Carla and Paul are both underestimated by society. At the beginning of the film, she is a rather mousy secretary, given to wearing neutral colors and a bulky, shapeless winter coat. She walks around with downcast eyes, and the way she wears her hair often obscures her face. Though mostly silent, her eyes and the pained/exasperated expression on her face betray her anger, resentment, and an almost Machiavellian intelligence that really begins to develop along with her relationship to Paul. The tight framing (including irises) and the manipulation of the soundtrack to simulate her deafness (whether the sound is absent, tinny, muffled, or normal), point to her subjective, inward looking way of life, as do the quiet moments in her bedroom, as she gazes at her naked body in the mirror. Paul too is rather inward looking, he kind of shuffles around aimlessly, keeping mostly to himself; given his rough appearance and manner, people have a tendency to underestimate his intelligence (his parole officer, Masson, doubts that Paul is able to do office work, and instead recommended janitorial duties), and he’s fine with that, often exploiting other’s perceptions of himself for his own gain. This kind of inward looking relationship can probably be extended to what I thought was the unnecessary subplot involving Masson and the disappearance of his wife. Our first glimpse of Masson (outside of his interactions with Paul), a seemingly gentle and kindly middle-aged man, is of him in his underwear, reclining on his sofa, totally absorbed in the classical music CD that he is listening to with headphones. It’s as if he too has tuned out the entire world around him (and given his apparent delusional nature, this is not surprising).

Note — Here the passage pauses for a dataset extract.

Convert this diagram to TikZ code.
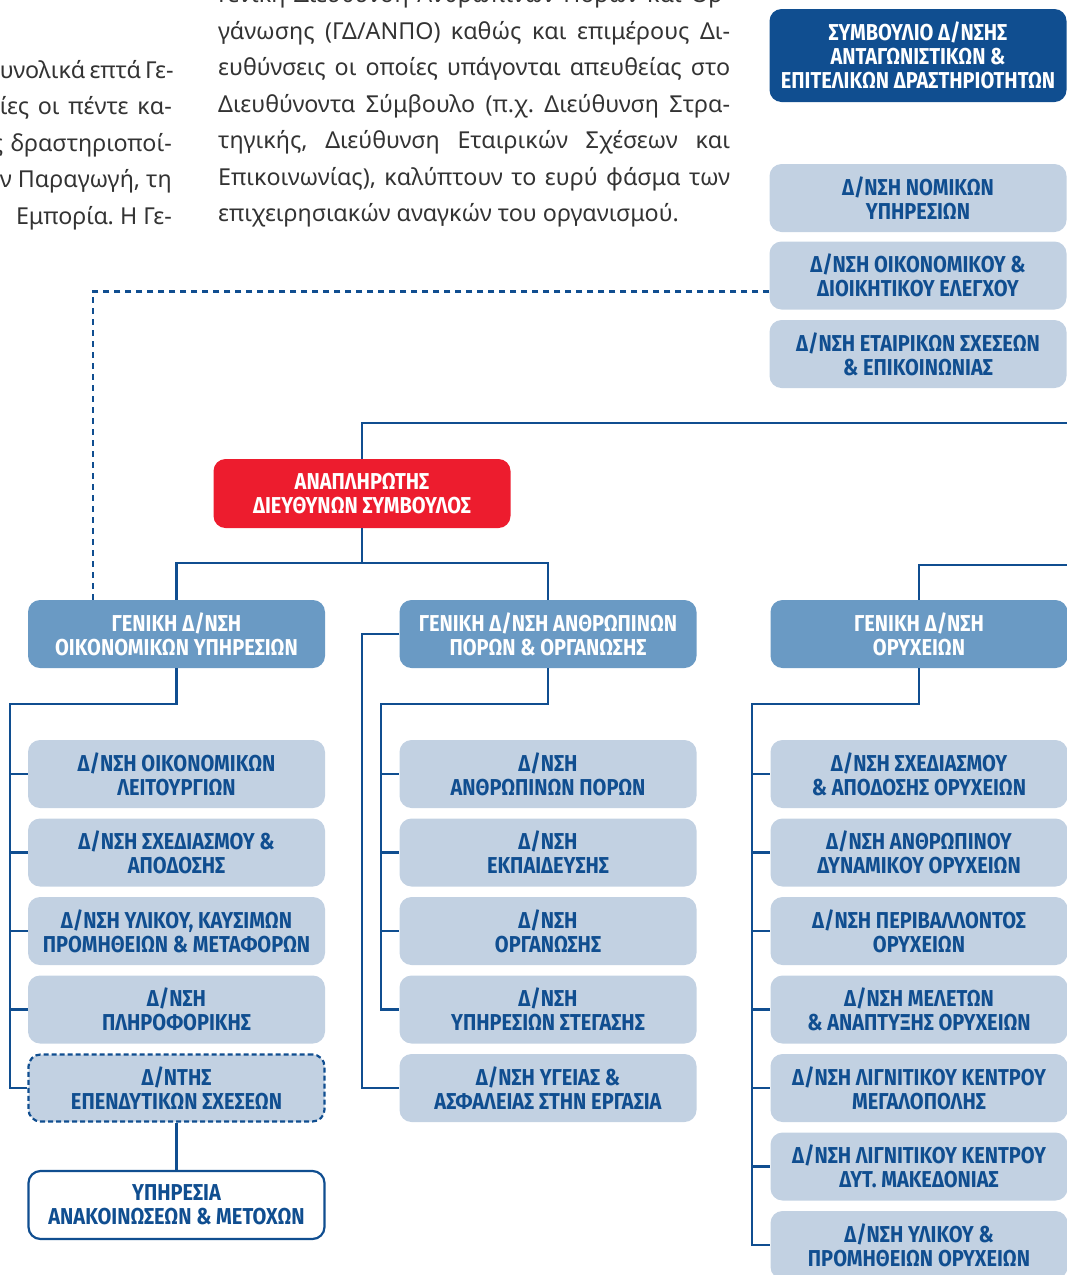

Carla and Paul are drawn to each other, forming a strange partnership, partially fueled by somewhat repressed desire, as well as their willingness to use each other to further their own ends. They kind of circle each other warily, not sure of each other’s expectations. Carla clearly wants some kind of excitement, danger, and power (her need to control things drives many actions of the plot), though, rather realistically, she approaches this with trepidation. She gives Paul a job that he is unqualified for, some clothes, and an apartment to live in, but she rebuffs his sexual advances (he figures that is what she wants) and runs out. However, she later takes him to a friend’s birthday party, where she shows him off to her friends and then draws him close, but not too close. Eventually, they both learn of each other’s special talents, her lip reading, and his criminal skills. She uses his skills to sabotage the career of a rival coworker, by stealing an important file from his car and then “saving” the day for the company. After Paul is forced to work for a nightclub owner named Marchand, whom he owes money, Paul deduces that something shady is going on, given the presence of some career criminals. He employs Carla to spy on them, reading their lips through binoculars from the rooftop of an adjacent building. In return, Carla forces Paul to return to work at the office.
What is most interesting at this point of the movie, is not the criminal thriller aspects of the plot, but the transformation of Carla. At work she becomes more assertive, willing to speak up at meetings and offering suggestions on how to fix “problems,” from a “psychological” approach (she has Paul and a cohort beat a man who is interfering with a building project, while coolly communicating to them on a cellphone). She walks more upright, and even stops her friend from walking all over her; she even adopts a more stylish look. I never really felt that Devos was conventionally attractive, but I found her unbelievably sexy after her transformation. As Kent Williams, a local film critic put it in his review, “But power is the ultimate aphrodisiac, and Carla, like Michelle Pfeiffer’s Catwoman in
Batman Returns, draws strength and sexiness from the darkside.” As she is drawn further and further into the criminal dealings of Paul, she becomes more assertive and probably gets more danger than she was ever bargaining for: almost getting raped in a parking lot by some men she meets in the bar (she is saved because she made Paul jealous, one of the few times that his affections for her are visible; she was flirting with her would-be rapists in the bar, and Paul went looking for her after she left her table; Carla is more open with her desire, at least to herself, though she too resists displaying it to anyone. She is coy to her friend about her relationship with Paul, she cavorts in his stuff when he isn’t around, she takes his shirt home with her as a memento, she practices her pickup lines before meeting Paul at the nightclub, etc., etc.), she burglarizes and steals tens of thousands of francs of heist money (two garbage bags full), and helps rescue Paul from torture and murder by setting up Marchand to take the fall.
Because of their strange relationship, you never quite know whether the film will end in betrayal or if they will get together, but when it is all over, they collapse in each other’s arms. Money in hand, they prepare to go on the run, passing by a scene of Masson being arrested by the police for the disappearance/murder of his wife. Masson is totally lost in his own world, with a befuddled expression on his face, he repeats that he loved his wife, over and over again. The film ends with Carla and Paul making love for the first time; in a reprise from earlier in the film, we get a shot of Paul driving a car, his hands are on the gear shift; Carla’s leg grazes his hand and he runs it up and under her skirt, unlike before, there is no hesitancy or pulling back. They may still be outcasts, but at least they’ve finally found and accepted one another.